Non so se per colpa del sottoscritto, della barca non progettata per condizioni mediterranee o per una grandissima cazzata, impiegherò due lunghi giorni per uscire da quella trappola infernale con correnti micidiali, nebbia e piatte. In totale assenza di vento ho dovuto bordeggiare con il frullone per creare del vento apparente con il solo risultato di fare grandi bordi piatti.

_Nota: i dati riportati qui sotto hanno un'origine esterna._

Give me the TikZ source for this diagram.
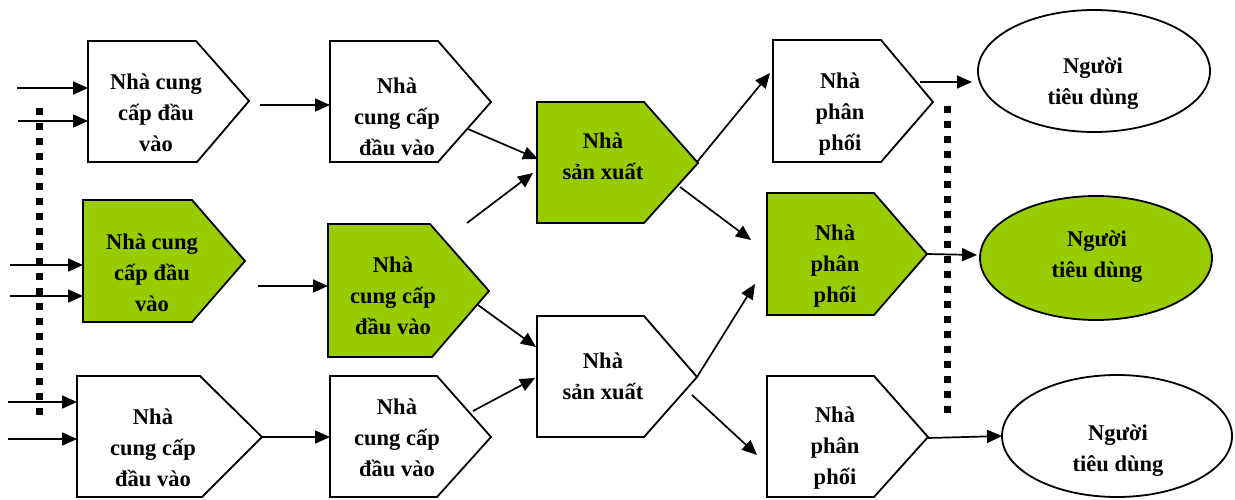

Inoltre, come ciliegina sulla torta, c’è una rail, una tratta stabilita per i cargo, un passaggio obbligato per il traffico tra il Nord Europa e il resto del mondo. Una zona di trenta miglia per venti in cui ci sono canali da rispettare con orari, per tipologia di nave, carico e velocità, praticamente una roulette russa.

Arrivo, mi scorta dentro Fred, un collaboratore della federazione che mi aiuta a ormeggiare insieme a una sua collaboratrice.
La sera stessa c’è una festa: decido di andarci ma poi preferisco dedicare un po’ di attenzione a colei che mi ha traghettato al primo traguardo pulendola, ordinandola e coccolandola. Il suo dovere lo ha fatto ora tocca a me ricambiare! Non vorrei che si offenda, c’è ancora un oceano da attraversare.
Non ci credo, ho fatto 350 miglia da La Rochelle a capo Finisterre e altre 750 per arrivare a Madeira. È iniziata, sono dentro una grande avventura ricca di fascino e belle sorprese, anche se il meglio deve ancora venire.
Mi aspettano 3.200 miglia sino a Salvador de Bahia, attraversando l’equatore.